• **Exercise details**
Identify the lines that contain the word "size" and copy each one.

• **Given material**
.....

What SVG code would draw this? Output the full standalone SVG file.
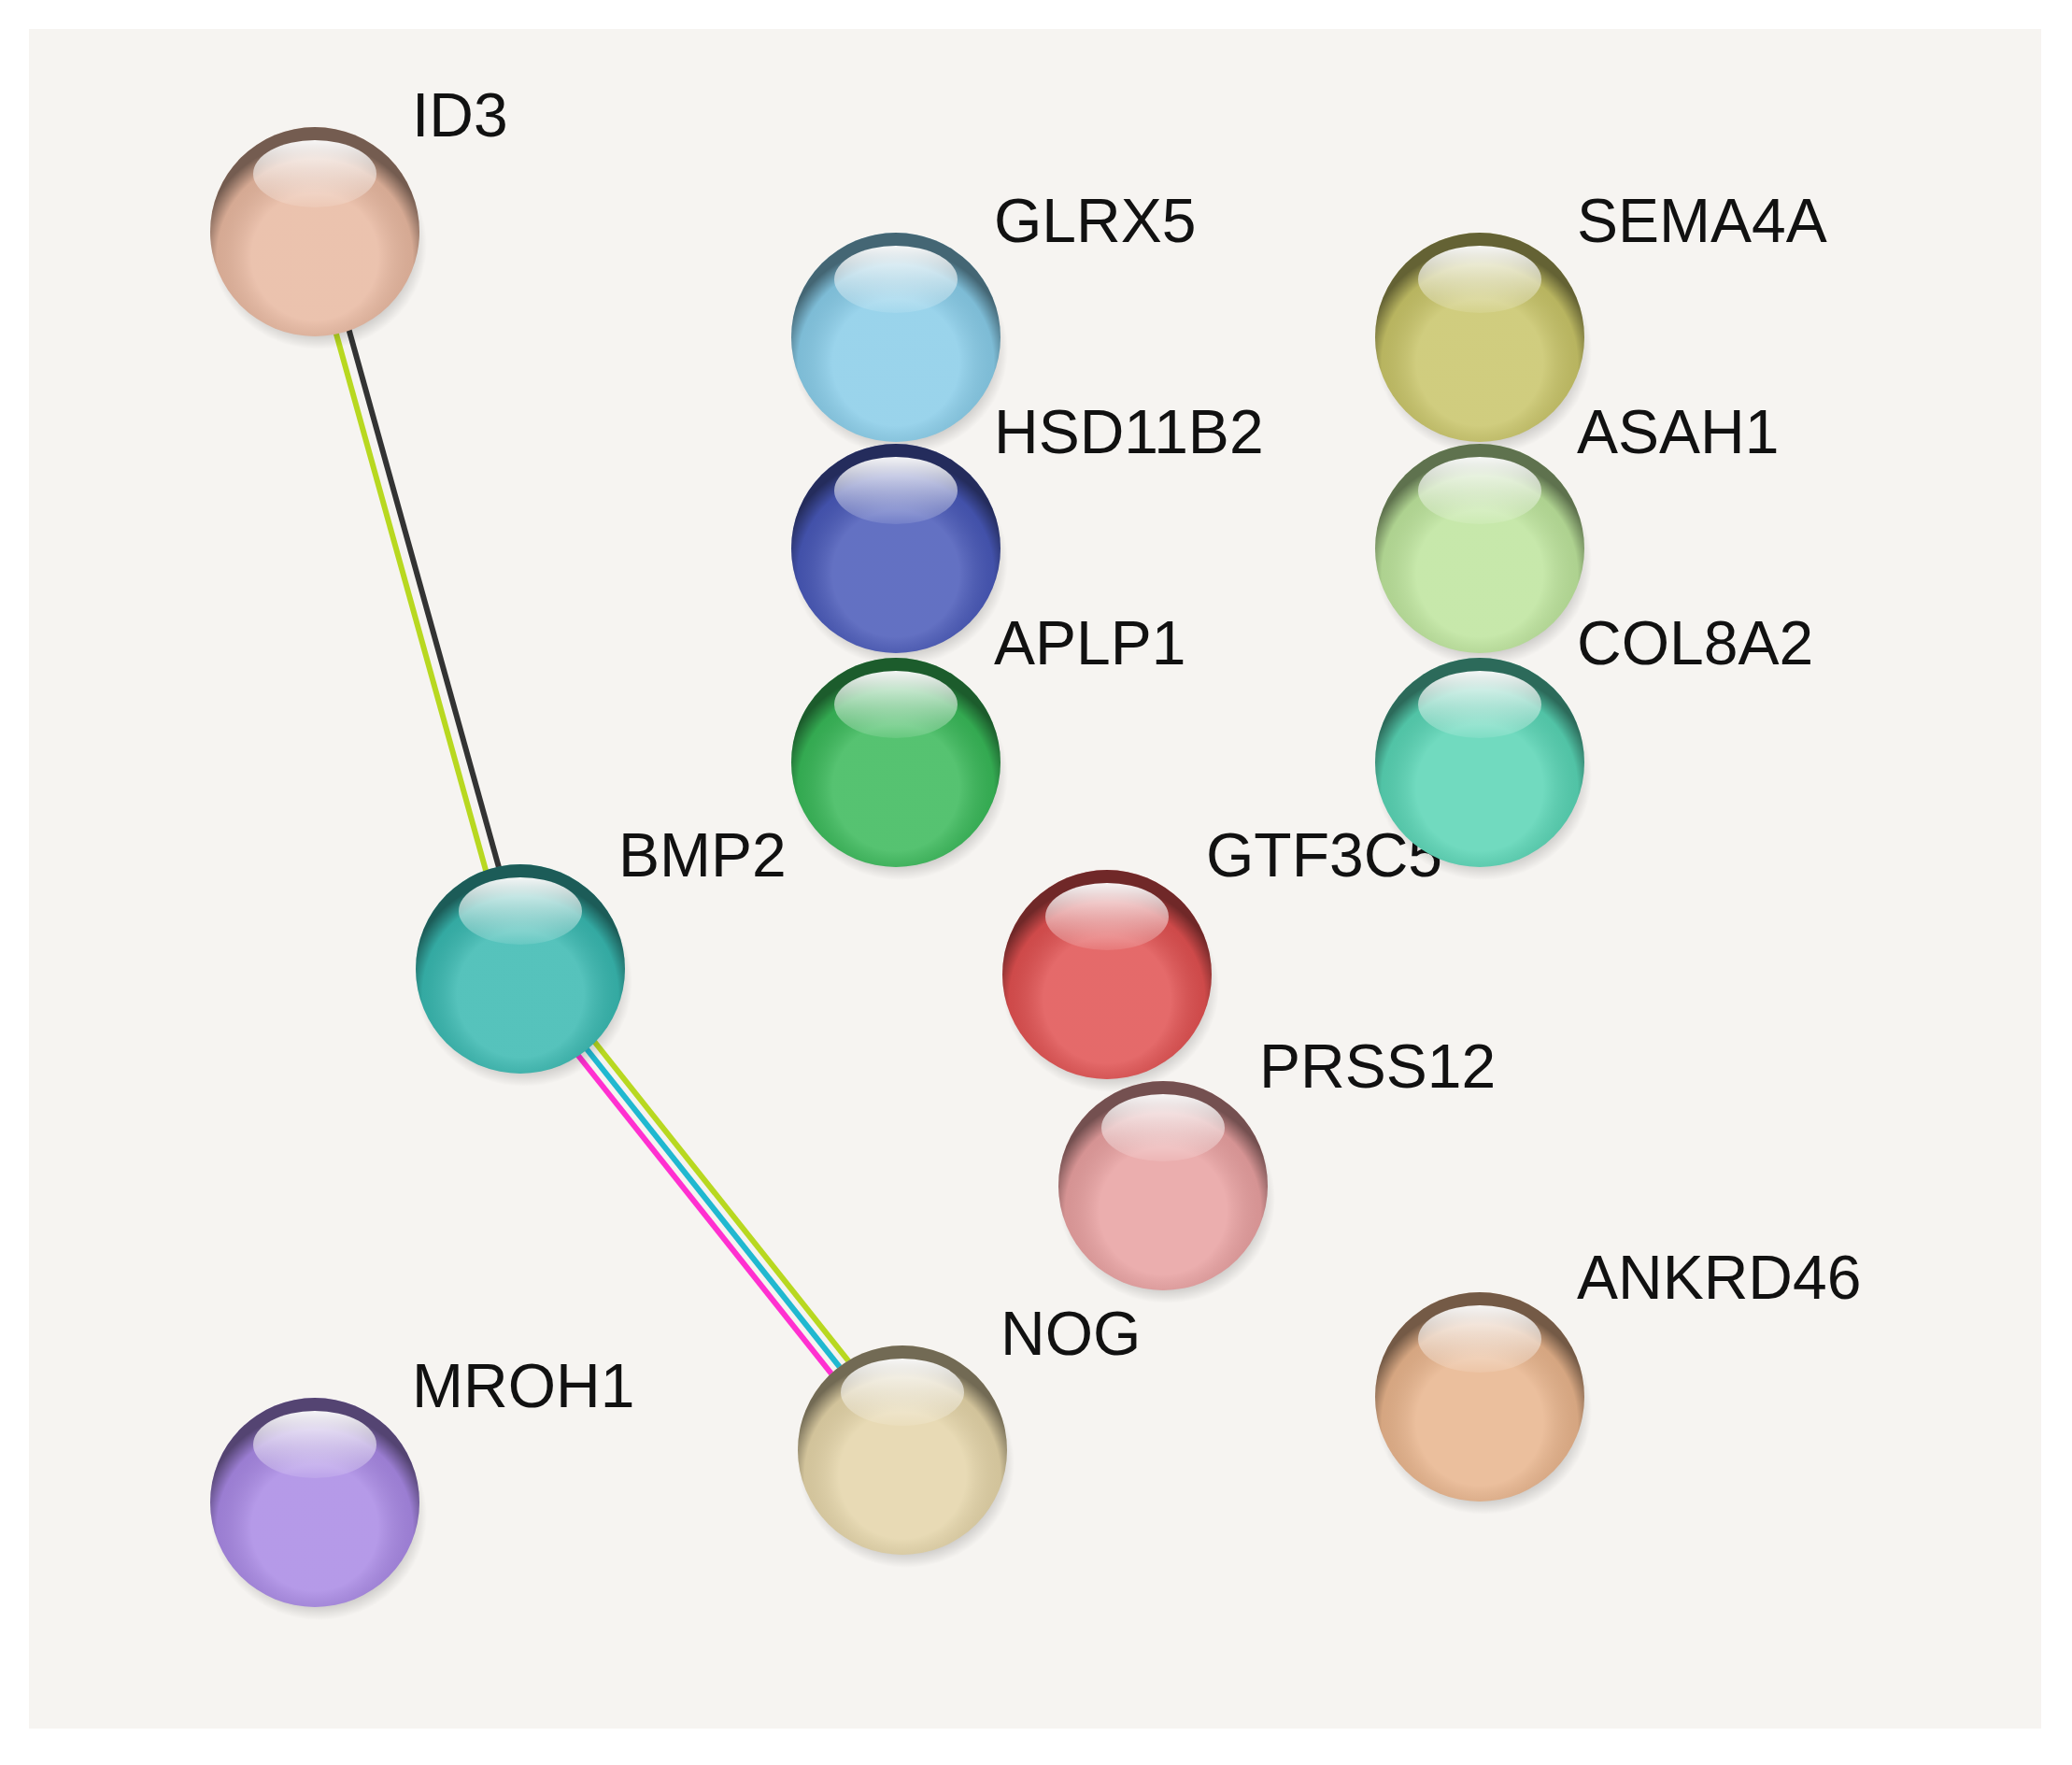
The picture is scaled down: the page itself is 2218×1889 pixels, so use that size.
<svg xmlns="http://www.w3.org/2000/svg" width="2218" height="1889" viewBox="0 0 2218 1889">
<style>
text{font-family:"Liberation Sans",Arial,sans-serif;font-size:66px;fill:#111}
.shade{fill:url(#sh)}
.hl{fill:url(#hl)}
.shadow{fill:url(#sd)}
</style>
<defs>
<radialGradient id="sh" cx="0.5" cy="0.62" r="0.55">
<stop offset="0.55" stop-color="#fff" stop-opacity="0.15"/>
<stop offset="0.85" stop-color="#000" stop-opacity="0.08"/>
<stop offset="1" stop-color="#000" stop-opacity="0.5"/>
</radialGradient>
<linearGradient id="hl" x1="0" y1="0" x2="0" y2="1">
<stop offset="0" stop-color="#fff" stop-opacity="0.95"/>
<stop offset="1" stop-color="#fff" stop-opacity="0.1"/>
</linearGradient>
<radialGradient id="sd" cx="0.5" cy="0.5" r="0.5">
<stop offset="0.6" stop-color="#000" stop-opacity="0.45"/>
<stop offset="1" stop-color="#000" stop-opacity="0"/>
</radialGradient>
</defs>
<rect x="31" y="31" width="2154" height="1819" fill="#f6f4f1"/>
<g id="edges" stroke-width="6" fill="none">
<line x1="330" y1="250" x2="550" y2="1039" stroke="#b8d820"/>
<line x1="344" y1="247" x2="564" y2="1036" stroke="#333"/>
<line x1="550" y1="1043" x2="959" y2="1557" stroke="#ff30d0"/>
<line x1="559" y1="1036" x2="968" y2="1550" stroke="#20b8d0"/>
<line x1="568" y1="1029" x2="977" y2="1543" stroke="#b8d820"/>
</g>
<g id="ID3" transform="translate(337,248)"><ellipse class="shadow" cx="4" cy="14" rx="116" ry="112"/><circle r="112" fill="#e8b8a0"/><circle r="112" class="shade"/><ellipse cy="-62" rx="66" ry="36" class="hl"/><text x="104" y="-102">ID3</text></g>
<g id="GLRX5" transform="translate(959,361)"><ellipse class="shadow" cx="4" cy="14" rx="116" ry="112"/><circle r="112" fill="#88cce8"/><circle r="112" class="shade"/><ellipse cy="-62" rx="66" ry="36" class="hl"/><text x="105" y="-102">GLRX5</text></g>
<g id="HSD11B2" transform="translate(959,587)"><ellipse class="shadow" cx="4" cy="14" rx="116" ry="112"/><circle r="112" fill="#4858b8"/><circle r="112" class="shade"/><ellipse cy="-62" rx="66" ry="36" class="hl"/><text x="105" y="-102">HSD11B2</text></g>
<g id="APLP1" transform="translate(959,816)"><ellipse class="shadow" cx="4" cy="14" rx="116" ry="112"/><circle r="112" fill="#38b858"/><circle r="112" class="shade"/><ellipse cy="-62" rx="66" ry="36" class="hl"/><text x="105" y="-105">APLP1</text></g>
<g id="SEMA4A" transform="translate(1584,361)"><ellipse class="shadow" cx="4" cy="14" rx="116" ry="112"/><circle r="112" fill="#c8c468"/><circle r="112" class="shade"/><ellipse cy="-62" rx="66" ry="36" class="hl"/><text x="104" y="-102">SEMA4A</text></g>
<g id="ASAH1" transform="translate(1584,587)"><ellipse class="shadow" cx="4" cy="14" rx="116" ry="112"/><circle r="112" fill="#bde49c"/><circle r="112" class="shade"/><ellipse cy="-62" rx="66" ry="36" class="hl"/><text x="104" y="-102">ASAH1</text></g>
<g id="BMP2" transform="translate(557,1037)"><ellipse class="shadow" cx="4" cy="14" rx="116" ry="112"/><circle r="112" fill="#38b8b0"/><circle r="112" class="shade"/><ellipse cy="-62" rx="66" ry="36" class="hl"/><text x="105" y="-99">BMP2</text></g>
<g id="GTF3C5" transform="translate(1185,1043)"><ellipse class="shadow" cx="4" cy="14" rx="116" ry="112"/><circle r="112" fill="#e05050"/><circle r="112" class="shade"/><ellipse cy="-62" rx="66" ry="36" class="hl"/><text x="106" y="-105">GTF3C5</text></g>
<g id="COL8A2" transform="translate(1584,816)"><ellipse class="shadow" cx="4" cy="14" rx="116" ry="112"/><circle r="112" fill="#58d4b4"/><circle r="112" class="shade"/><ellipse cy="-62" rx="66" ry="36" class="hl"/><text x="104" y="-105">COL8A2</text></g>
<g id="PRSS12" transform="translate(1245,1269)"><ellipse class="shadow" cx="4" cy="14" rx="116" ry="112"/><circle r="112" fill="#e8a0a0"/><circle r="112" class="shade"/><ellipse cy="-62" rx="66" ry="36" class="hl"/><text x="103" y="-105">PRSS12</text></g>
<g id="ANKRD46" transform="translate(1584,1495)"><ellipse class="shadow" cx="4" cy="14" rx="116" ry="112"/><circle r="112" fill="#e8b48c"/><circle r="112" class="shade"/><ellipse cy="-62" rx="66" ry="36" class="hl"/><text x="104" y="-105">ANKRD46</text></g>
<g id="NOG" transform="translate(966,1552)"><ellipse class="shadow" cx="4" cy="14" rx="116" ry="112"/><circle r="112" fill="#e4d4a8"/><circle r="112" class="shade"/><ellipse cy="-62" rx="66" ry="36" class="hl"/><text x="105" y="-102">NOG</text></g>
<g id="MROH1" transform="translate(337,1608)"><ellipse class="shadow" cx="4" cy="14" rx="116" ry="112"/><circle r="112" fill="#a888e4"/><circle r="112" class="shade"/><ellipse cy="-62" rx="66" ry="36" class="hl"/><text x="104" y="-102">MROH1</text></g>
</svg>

.....

• **Exercise output**
The picture is scaled down: the page itself is 2218×1889 pixels, so use that size.
text{font-family:"Liberation Sans",Arial,sans-serif;font-size:66px;fill:#111}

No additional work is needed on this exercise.